Sarhoş olmayı seviyorum, beni aptallaştırıyor. Aptallaşmak Sartre'nin dediği gibi; mutluluğumu arttırıyor. Ancak sarhoşluğun tek artısı bu değil. Kadınların çoğu erkeklerin içtiği zaman sapıttığını söyler. Halbuki erkekler içtiği için sapıtmazlar, sadece içtikleri zaman gerçek yüzleri ortaya çıkar. Yani bir erkeğin içerek sarhoş olması iyi bir durumdur, bundan daha iyi bir durum varsa, o da kadının içerek sarhoş olmasıdır. Böylece hem erkek hem de kadın gerçekten istediklerini ortaya çıkarır, sevişilecekse sevişilir, sevişilmeyecekse bir daha görüşmemek üzer dağılınır. Erkekleri sevdiğim bir konu varsa, o da cinsellik muhabbetinde yeterince açık olmalarıdır. Doğrudan konuya girer, kadınlar ise bunu binbir yoldan dolanıp ifade etmeye çalışır, hani maksat sevişildikten sonra duyan olursa, bahaneler hazır olsun.

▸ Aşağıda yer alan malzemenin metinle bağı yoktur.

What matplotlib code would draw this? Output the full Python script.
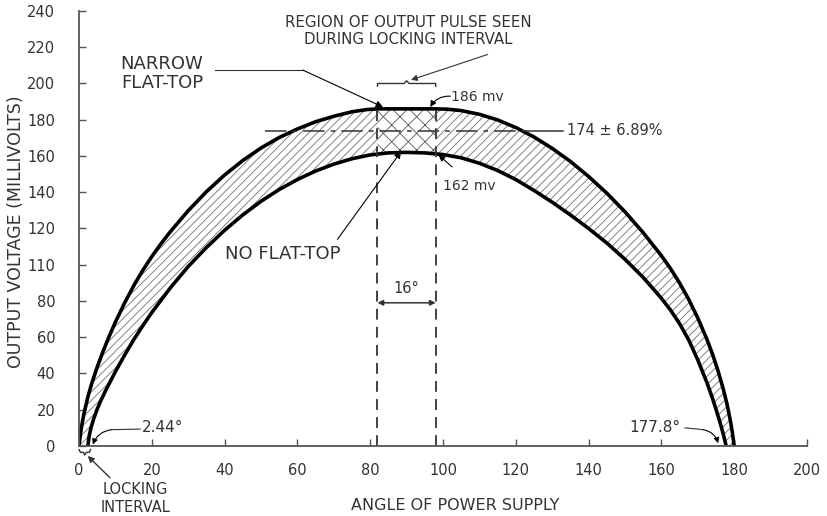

Bugüne kadar gerçekten güzel bulduğum sadece bir kadın gördüm, o da lisedeydi, ona da ben açılmadım. Neden açılmadığımı, açılırsam da ne olacağını hiç düşünmedim. Muhtemelen bir bok olmazdı, olmaz. Sadece bu konudan varmak istediğim bir yer var. Güzellik ya da çirkinlik gibi kavramların ırkçılıktan çok bir farkı yok. İnsanların doğuştan gelen özelliklerine bir değer atfederek, ya da sistemin, pornografinin, egemen moda sektörünün çizdği güzellik anlayışına göre belirlenen bir anlayışın, bu zenci bu beyaz, zenciyi öldürelimden çok farklı bir tarafı yok. Biz burda çok zayıf olmayan, götü göğüsü yerinde, gözleri mümkünse renkli, burnu okka gibi, kaşları ince ve biçimli, çok kıllı olmayan (vajinal bölgedeki biçimli kıllar hariç), kadınlara hiç düşünmeden güzel diyerek aslında ırkçı bir yaklaşımı benimsiyoruz. Biraz da faşizm denilebilir buna. Tv'nin olmadığı, kapitalizmin piyasalarının giremediği ülkelerde ki eş seçme kriterlerine bakarak, güzellik ve çirkinlik algımızın ne kadar saçma olduğunu daha iyi anlayabiliriz.